Alzheimer's disease

Alzheimer’s is a disease that causes dementia. It is the most common cause of dementia, accounting for about two-thirds of cases in the elderly.

Alzheimer’s often develops slowly over several years. It is not always obvious to begin with and symptoms can overlap with other illnesses.

Sometimes it can be difficult to distinguish Alzheimer’s from mild forgetfulness which can be seen in normal ageing.

Everyone with Alzheimer’s will experience symptoms in their own way. Early signs usually include difficulties forming new memories, but people may also experience language or spatial awareness difficulties.

Typical early symptoms of Alzheimer’s include:

  • Regularly forgetting recent events, names and faces.
  • Becoming increasingly repetitive.
  • Regularly misplacing items or putting them in odd places.
  • Confusion about the time of day.
  • Disorientation, especially away from your normal surroundings.
  • Getting lost.
  • Problems finding the right words.
  • Mood or behaviour problems such as apathy, irritability, or losing confidence.

Alzheimer’s gets worse over time, but the speed of change varies from person to person.
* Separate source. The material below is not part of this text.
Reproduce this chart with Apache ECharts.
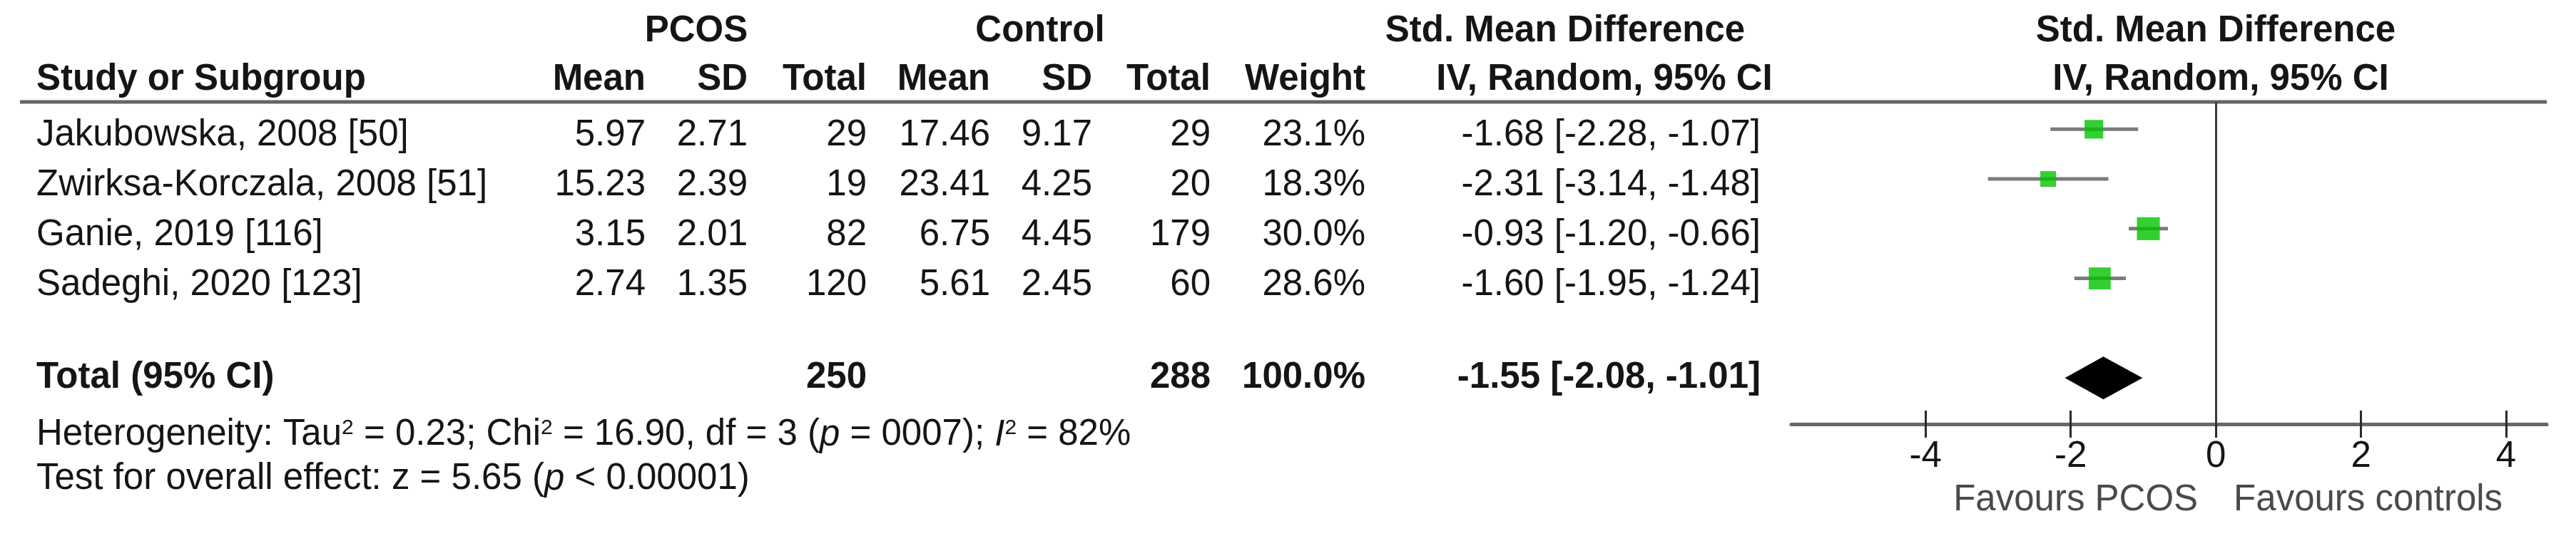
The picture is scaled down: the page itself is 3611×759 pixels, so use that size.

As Alzheimer’s progresses:

  • People will find that their ability to remember, think and make decisions worsens.
  • Communication and language become more difficult.
  • A person’s behaviour may change and some people can become sad or depressed.
  • Anxieties or phobias are quite common.
  • People may experience hallucinations, where they may see things or people that aren’t there.
  • Problems with sleeping and restlessness at night often occur.
  • Anger or agitation become more common.
  • People may become increasingly unsteady on their feet and fall more often.
  • People gradually require more help with daily activities like dressing, toileting and eating.